The counter-service setup means diners have to place their own orders and refill their own coffee mugs—but it also means they'll save on a gratuity. Even though the service is casual, the open, airy space makes Pairings feel more modern and sophisticated than most of the staid chain restaurants nearby. You won't see any of the staff wearing 37 pieces of flair or breaking into song—though Pairings did recently host a dog-friendly "yappy hour" on its patio.
The wraparound deli case starts with a selection of gourmet olives, cured meats from noted purveyors such as Fra'Mani and Columbus, and upscale cheeses, including local faves St. Pete's Select and Pleasant Ridge Reserve. You can build your own snacking plate, or take it home, or make it part of a picnic meal—Pairings will provide the basket, and Bryant Lake Park is just a mile down the road.
The menu ranges from lowbrow to highbrow, familiar to funky: pancakes, curry, New York strip steak, and more. While only a few items I sampled stood out as worth a special trip, all that I sampled—from a four-inch-high wedge of vegetable quiche to a slice of chocolate layer cake—was uniformly good.
The pre-made deli items weren't as impressive as dishes ordered off the menu. A hearty, sauce-slathered meatball was fine but nothing special, and the Greek-style salad was served undressed, with tomatoes, cucumbers, olives, and feta cheese that couldn't quite pull off their nakedness.
A duck confit pizza with goat cheese, butternut squash, arugula, and tart cherries from Door County tastes like eating an entire Thanksgiving feast, plate and all. (Like the salads, the pizzas come in a few suggested combinations, or you can choose your own.). The Cuban sandwich is like a meat cigar stuffed into a baguette: shredded pork that's wrapped in ham, then griddled to take on a crust and accented with pickles and Swiss cheese. The roll is crusty enough to replicate stuffing your sandwich with potato chips—crispy but not tooth-cracking, as some baguette heels can be. But if you still want to stuff your sandwich, it comes with house-made potato chips. A couple of them were oddly soft, but otherwise they tasted like real potatoes, bubbly yet sturdy.

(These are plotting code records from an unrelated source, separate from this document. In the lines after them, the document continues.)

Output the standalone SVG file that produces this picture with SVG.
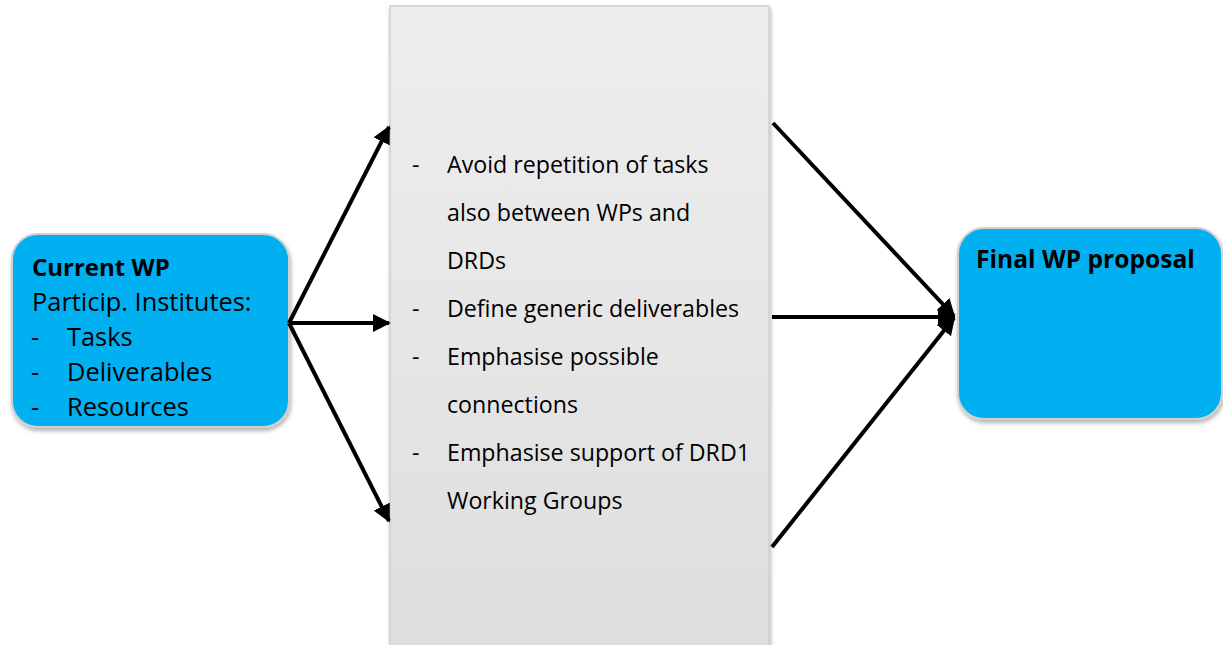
<svg xmlns="http://www.w3.org/2000/svg" width="1223" height="645" viewBox="0 0 1223 645">
<defs>
<linearGradient id="gray" x1="0" y1="0" x2="0" y2="1">
<stop offset="0" stop-color="#eeeeee"/>
<stop offset="1" stop-color="#dedede"/>
</linearGradient>
<filter id="sh" x="-10%" y="-10%" width="120%" height="125%">
<feDropShadow dx="1" dy="3" stdDeviation="2" flood-color="#000" flood-opacity="0.3"/>
</filter>
<marker id="ah" viewBox="0 0 10 10" refX="9" refY="5" markerWidth="4.5" markerHeight="4.5" orient="auto" markerUnits="strokeWidth">
<path d="M0,0 L10,5 L0,10 z" fill="#000"/>
</marker>
<style>
.t{font-family:"Open Sans","Liberation Sans",sans-serif;fill:#000}
.box{fill:#00b0f0;stroke:#d0d0d0;stroke-width:2}
.c{stroke:#000;stroke-width:4;fill:none}
</style>
</defs>
<rect width="1223" height="645" fill="#fff"/>
<g id="middle">
<rect x="390" y="6" width="379" height="645" fill="url(#gray)" stroke="#d0d0d0" stroke-width="1.5" filter="url(#sh)"/>
<g class="t" font-size="23.2">
<text x="412" y="173">-</text><text x="447" y="173">Avoid repetition of tasks</text>
<text x="447" y="221">also between WPs and</text>
<text x="447" y="269">DRDs</text>
<text x="412" y="317">-</text><text x="447" y="317">Define generic deliverables</text>
<text x="412" y="365">-</text><text x="447" y="365">Emphasise possible</text>
<text x="447" y="413">connections</text>
<text x="412" y="461">-</text><text x="447" y="461">Emphasise support of DRD1</text>
<text x="447" y="509">Working Groups</text>
</g>
</g>
<g id="current">
<rect class="box" x="12" y="234" width="277" height="193" rx="26" filter="url(#sh)"/>
<g class="t" font-size="25.4">
<text x="32" y="276" font-weight="bold" font-size="24">Current WP</text>
<text x="32" y="311">Particip. Institutes:</text>
<text x="31" y="346">-</text><text x="67" y="346">Tasks</text>
<text x="31" y="381">-</text><text x="67" y="381">Deliverables</text>
<text x="31" y="416">-</text><text x="67" y="416">Resources</text>
</g>
</g>
<g id="final">
<rect class="box" x="958" y="228" width="264" height="191" rx="26" filter="url(#sh)"/>
<text class="t" x="976" y="268" font-size="24.6" font-weight="bold">Final WP proposal</text>
</g>
<g id="connectors">
<line class="c" x1="289" y1="323" x2="389" y2="127" marker-end="url(#ah)"/>
<line class="c" x1="289" y1="323" x2="389" y2="323" marker-end="url(#ah)"/>
<line class="c" x1="289" y1="323" x2="389" y2="521" marker-end="url(#ah)"/>
<line class="c" x1="773" y1="123" x2="954" y2="316" marker-end="url(#ah)"/>
<line class="c" x1="772" y1="317" x2="954" y2="317" marker-end="url(#ah)"/>
<line class="c" x1="772" y1="547" x2="954" y2="318" marker-end="url(#ah)"/>
</g>
</svg>
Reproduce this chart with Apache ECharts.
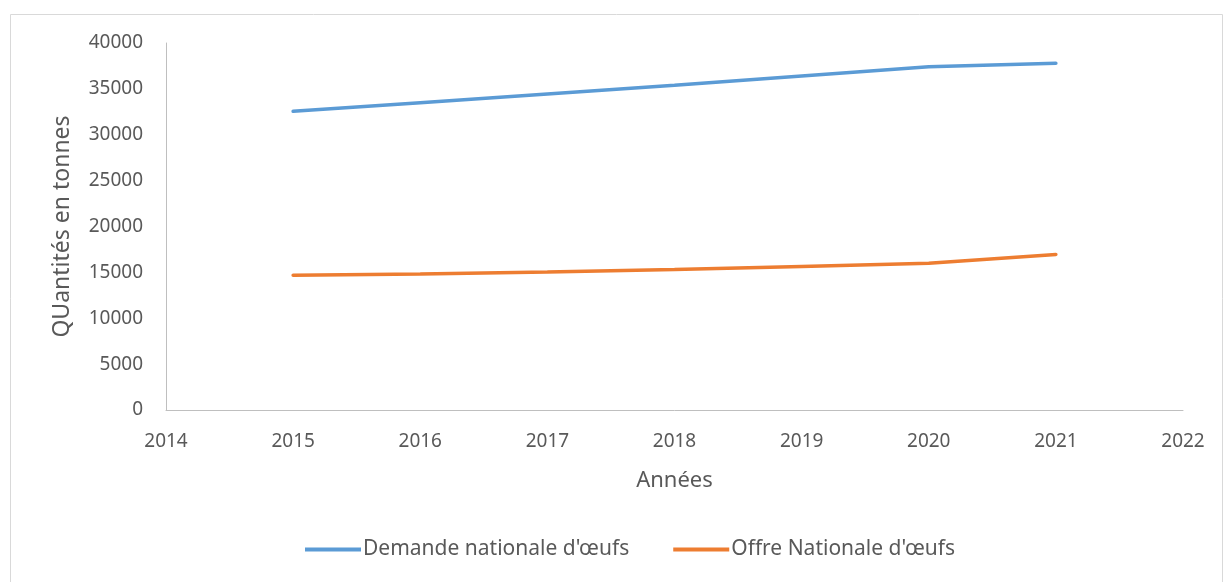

The one thing that's a little awkward about Pairings, oddly enough, is the wine-and-beer pairing component. Part of the problem is due to the state law that requires the retail bottles to be sold in a separate, adjacent shop. First-time visitors might find themselves confused about the process: Do you buy a bottle first, then go next door and order food, or the other way around? Or do you just order a drink by the pint or the glass in the restaurant? Any and all of those options will work: Pairings is not a place for the indecisive. Or the shy. If you'd like a recommendation of what to drink with your dinner, you won't find any on the signage, except for a few items in the cheese case.
But when you shrug off your Minnesotan reserve and get up the gumption to ask for help, you'll find the staff to be both eager and knowledgeable. I carried a few boxes of takeout pasta Bolognaise and fish tacos—both impressive renditions considering that Parings doesn't specialize in either Italian or Mexican fare—into the liquor shop in search of a wine to go with the former and a beer to go with the latter. I left with a $12 Tuscan Sangiovese and a $2 Belgian-style Saison, which both made a lot of sense with their respective meals. If I had desired, I could have taken them into the restaurant to drink without having to pay a corkage fee. To save on alcohol's typically hefty restaurant markup, I'd say it's well worth the extra shuffling.